::: PROVIDED RECORDS :::

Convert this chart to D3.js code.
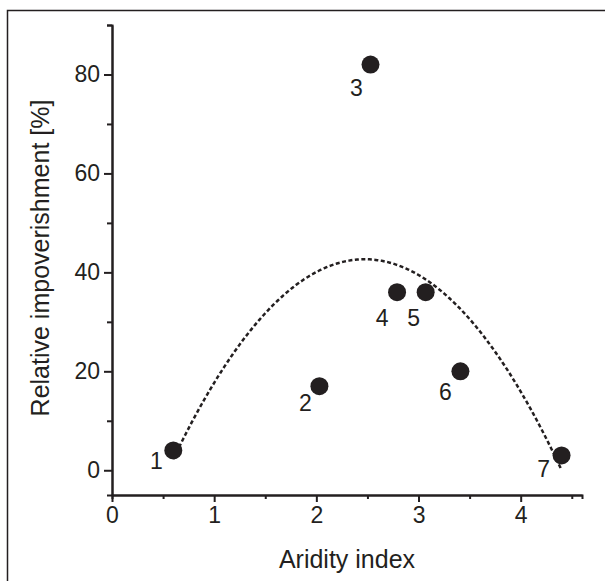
<!DOCTYPE html>
<html>
<head>
<meta charset="utf-8">
<script src="https://cdn.jsdelivr.net/npm/d3@7"></script>
<style>
  body { margin: 0; background: #fff; }
  svg { display: block; font-family: "Liberation Sans", Arial, sans-serif; }
</style>
</head>
<body>
<div id="chart"></div>
<script>
// data
var sites = ['1', '2', '3', '4', '5', '6', '7'],
  aridity = [0.6, 2.03, 2.53, 2.79, 3.07, 3.41, 4.4],
  impoverishment = [4, 17, 82, 36, 36, 20, 3],
  xTicks = [0, 1, 2, 3, 4],
  yTicks = [0, 20, 40, 60, 80];

// where each number sits relative to its dot
var labelShift = [[-17, 11], [-14, 17], [-14, 23], [-15, 26], [-12, 26], [-15, 21], [-18, 14]];

var width = 605,
  height = 581,
  ink = '#231f20',
  margin = {left: 112, top: 25, right: 23, bottom: 86};

var x = d3.scaleLinear().domain([0, 4.6]).range([margin.left, width - margin.right]),
  y = d3.scaleLinear().domain([-5, 90]).range([height - margin.bottom, margin.top]);

var svg = d3.select('#chart').append('svg')
  .attr('width', width)
  .attr('height', height);

// frame round the whole figure
svg.append('rect')
  .attr('x', 7.5).attr('y', 10.5)
  .attr('width', 620).attr('height', 620)
  .style('fill', 'none')
  .style('stroke', ink)
  .style('stroke-width', 1.5);

// minor ticks first, then the labelled axes on top
svg.append('g')
  .attr('transform', 'translate(0,' + y.range()[0] + ')')
  .call(d3.axisBottom(x).tickValues(d3.range(0.5, 4.6, 1)).tickSize(4).tickFormat(''))
  .call(styleAxis);

svg.append('g')
  .attr('transform', 'translate(' + x.range()[0] + ',0)')
  .call(d3.axisLeft(y).tickValues(d3.range(10, 91, 20)).tickSize(5).tickFormat(''))
  .call(styleAxis);

svg.append('g')
  .attr('transform', 'translate(0,' + y.range()[0] + ')')
  .call(d3.axisBottom(x).tickValues(xTicks).tickFormat(d3.format('d'))
    .tickSize(7).tickSizeOuter(0).tickPadding(5))
  .call(styleAxis);

svg.append('g')
  .attr('transform', 'translate(' + x.range()[0] + ',0)')
  .call(d3.axisLeft(y).tickValues(yTicks).tickFormat(d3.format('d'))
    .tickSize(8).tickSizeOuter(0).tickPadding(4))
  .call(styleAxis);

function styleAxis (g) {
  g.select('.domain').style('stroke', ink).style('stroke-width', 2);
  g.selectAll('.tick line').style('stroke', ink).style('stroke-width', 2);
  g.selectAll('.tick text')
    .style('fill', ink)
    .style('font-size', '23px')
    .style('font-family', '"Liberation Sans", Arial, sans-serif');
}

svg.append('text')
  .attr('x', (x.range()[0] + x.range()[1]) / 2)
  .attr('y', 568)
  .attr('text-anchor', 'middle')
  .style('font-size', '25px')
  .style('fill', ink)
  .text('Aridity index');

svg.append('text')
  .attr('transform', 'translate(49,258) rotate(-90)')
  .attr('text-anchor', 'middle')
  .style('font-size', '25px')
  .style('fill', ink)
  .text('Relative impoverishment [%]');

// least-squares parabola through the seven sites
var fit = quadFit(aridity, impoverishment),
  xs = d3.range(d3.min(aridity), d3.max(aridity) + 0.001, 0.02);

svg.append('path')
  .datum(xs)
  .attr('d', d3.line()
    .x(function (d) { return x(d); })
    .y(function (d) { return y(fit[0] + fit[1] * d + fit[2] * d * d); }))
  .style('fill', 'none')
  .style('stroke', ink)
  .style('stroke-width', 2.5)
  .style('stroke-dasharray', '4,2.5');

var points = svg.append('g');

points.selectAll('circle')
  .data(sites)
  .enter()
  .append('circle')
  .attr('cx', function (d, i) { return x(aridity[i]); })
  .attr('cy', function (d, i) { return y(impoverishment[i]); })
  .attr('r', 9)
  .style('fill', ink);

points.selectAll('text')
  .data(sites)
  .enter()
  .append('text')
  .attr('x', function (d, i) { return x(aridity[i]) + labelShift[i][0]; })
  .attr('y', function (d, i) { return y(impoverishment[i]) + labelShift[i][1] + 8; })
  .attr('text-anchor', 'middle')
  .style('font-size', '23px')
  .style('fill', ink)
  .text(function (d) { return d; });

function quadFit (xv, yv) {
  // normal equations for y = a + b x + c x^2
  var s = [0, 0, 0, 0, 0], t = [0, 0, 0];
  xv.forEach(function (xi, i) {
    for (var k = 0; k < 5; ++k) s[k] += Math.pow(xi, k);
    for (var k2 = 0; k2 < 3; ++k2) t[k2] += Math.pow(xi, k2) * yv[i];
  });
  var m = [[s[0], s[1], s[2], t[0]], [s[1], s[2], s[3], t[1]], [s[2], s[3], s[4], t[2]]];
  for (var c = 0; c < 3; ++c) {
    for (var r = c + 1; r < 3; ++r) {
      var f = m[r][c] / m[c][c];
      for (var j = c; j < 4; ++j) m[r][j] -= f * m[c][j];
    }
  }
  var out = [0, 0, 0];
  for (var r2 = 2; r2 >= 0; --r2) {
    var v = m[r2][3];
    for (var j2 = r2 + 1; j2 < 3; ++j2) v -= m[r2][j2] * out[j2];
    out[r2] = v / m[r2][r2];
  }
  return out;
}
</script>
</body>
</html>
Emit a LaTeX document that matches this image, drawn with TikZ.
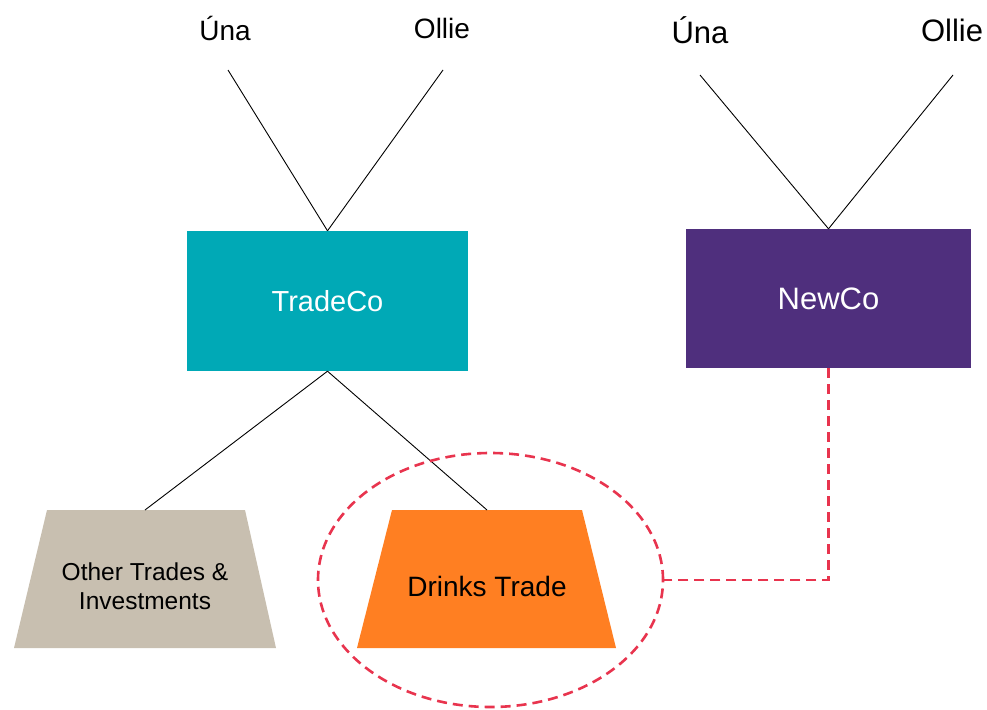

:::

» INSTRUCTIONS TO FOLLOW: Copy each line of the data that contains the word "chart".

» REPLY TO THE TASK:
Convert this chart to D3.js code.
<div id="chart"></div>
var svg = d3.select('#chart').append('svg')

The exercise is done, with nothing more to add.